BEGIN

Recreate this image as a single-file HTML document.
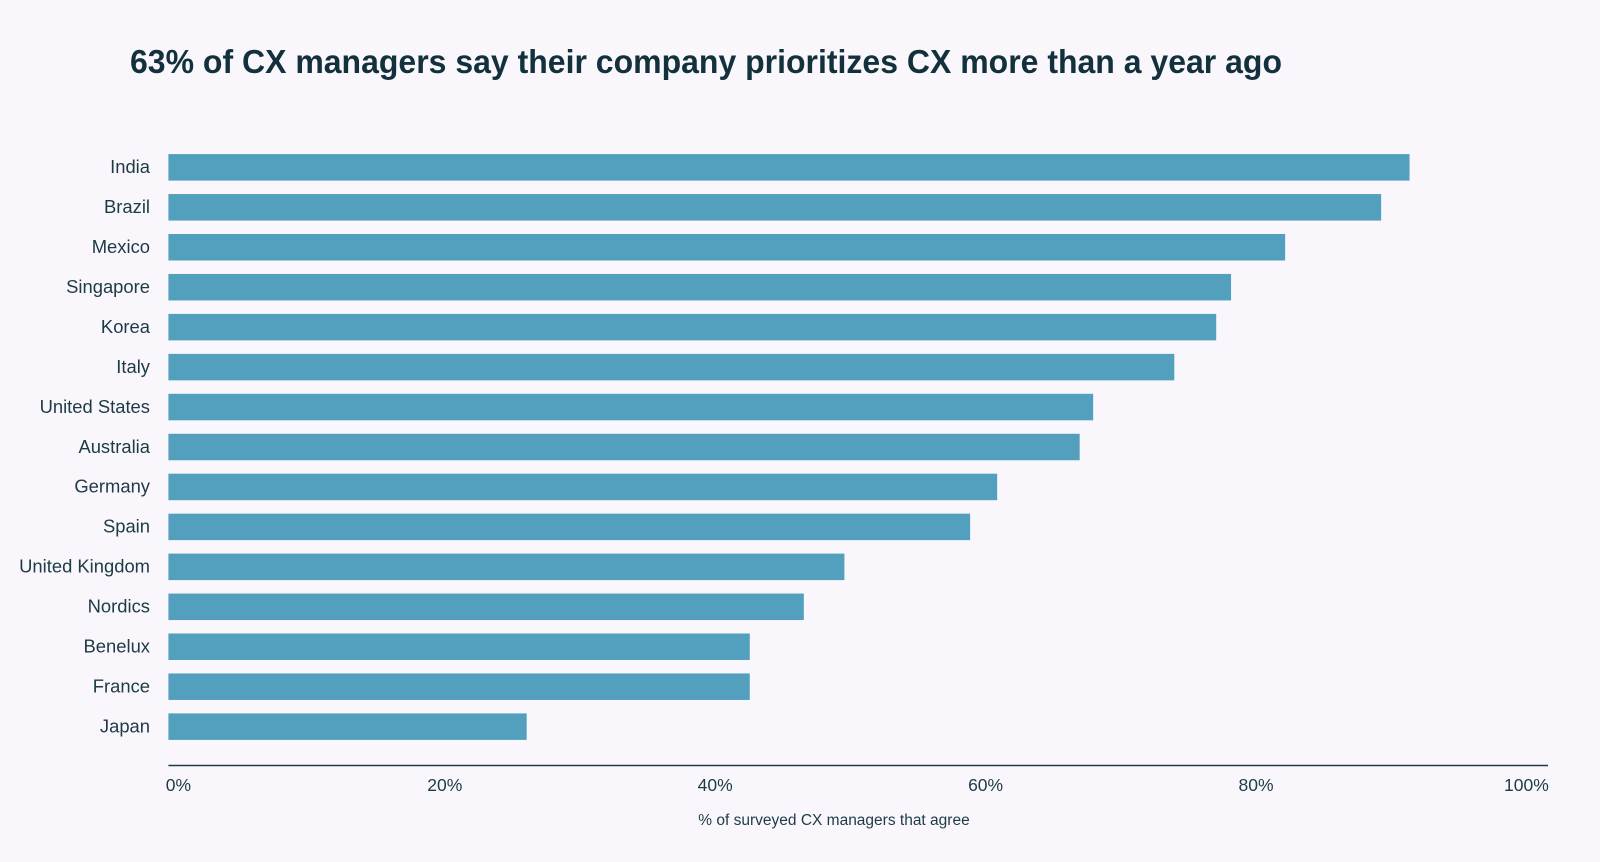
<!DOCTYPE html>
<html><head><meta charset="utf-8"><style>
html,body{margin:0;padding:0;background:#f9f7fb;}
svg{display:block;font-family:"Liberation Sans",sans-serif;}
</style></head><body>
<svg id="chart" width="1600" height="862" viewBox="0 0 1600 862" xmlns="http://www.w3.org/2000/svg">
<rect width="1600" height="862" fill="#f9f7fb"/>
<text x="130" y="73" font-size="33" font-weight="bold" fill="#13313d" textLength="1152" lengthAdjust="spacingAndGlyphs">63% of CX managers say their company prioritizes CX more than a year ago</text>
<g id="bars"></g>
<line x1="168.4" y1="765.5" x2="1548" y2="765.5" stroke="#1d3a46" stroke-width="1.5"/>
<g id="ticks"></g>
<text x="834" y="825" font-size="15.5" fill="#1d3a46" text-anchor="middle">% of surveyed CX managers that agree</text>
</svg>
<script>
const categories = ["India","Brazil","Mexico","Singapore","Korea","Italy","United States","Australia","Germany","Spain","United Kingdom","Nordics","Benelux","France","Japan"];
const values = [91.8,89.7,82.6,78.6,77.5,74.4,68.4,67.4,61.3,59.3,50,47,43,43,26.5];
const tickValues = [0,20,40,60,80,100];
const tickLabels = ["0%","20%","40%","60%","80%","100%"];

const NS="http://www.w3.org/2000/svg";
const x0=168.4, xScale=13.52;
function x(v){return x0+v*xScale;}
function y(i){return 154.1+i*39.95;}
const bars=document.getElementById('bars');
categories.forEach((c,i)=>{
  const r=document.createElementNS(NS,'rect');
  r.setAttribute('x',x0);r.setAttribute('y',y(i));
  r.setAttribute('width',x(values[i])-x0);r.setAttribute('height',26.5);
  r.setAttribute('fill','#52a0bd');
  
  
  bars.appendChild(r);
  const t=document.createElementNS(NS,'text');
  t.setAttribute('x',150);t.setAttribute('y',y(i)+19);
  t.setAttribute('text-anchor','end');t.setAttribute('font-size','18.4');t.setAttribute('fill','#1d3a46');
  t.textContent=c;
  
  
  bars.appendChild(t);
});
const ticks=document.getElementById('ticks');
tickValues.forEach((v,i)=>{
  const t=document.createElementNS(NS,'text');
  t.setAttribute('x',x(v)+(v===0?10:6));t.setAttribute('y',791);
  t.setAttribute('text-anchor','middle');t.setAttribute('font-size','17.5');t.setAttribute('fill','#1d3a46');
  t.textContent=tickLabels[i];
  
  
  ticks.appendChild(t);
});
</script>
</body></html>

END

## SET PROBLEM:
Pick out each line that holds the string "document".

## RESPONSE:
Recreate this image as a single-file HTML document.
const bars=document.getElementById('bars');
  const r=document.createElementNS(NS,'rect');
  const t=document.createElementNS(NS,'text');
const ticks=document.getElementById('ticks');
  const t=document.createElementNS(NS,'text');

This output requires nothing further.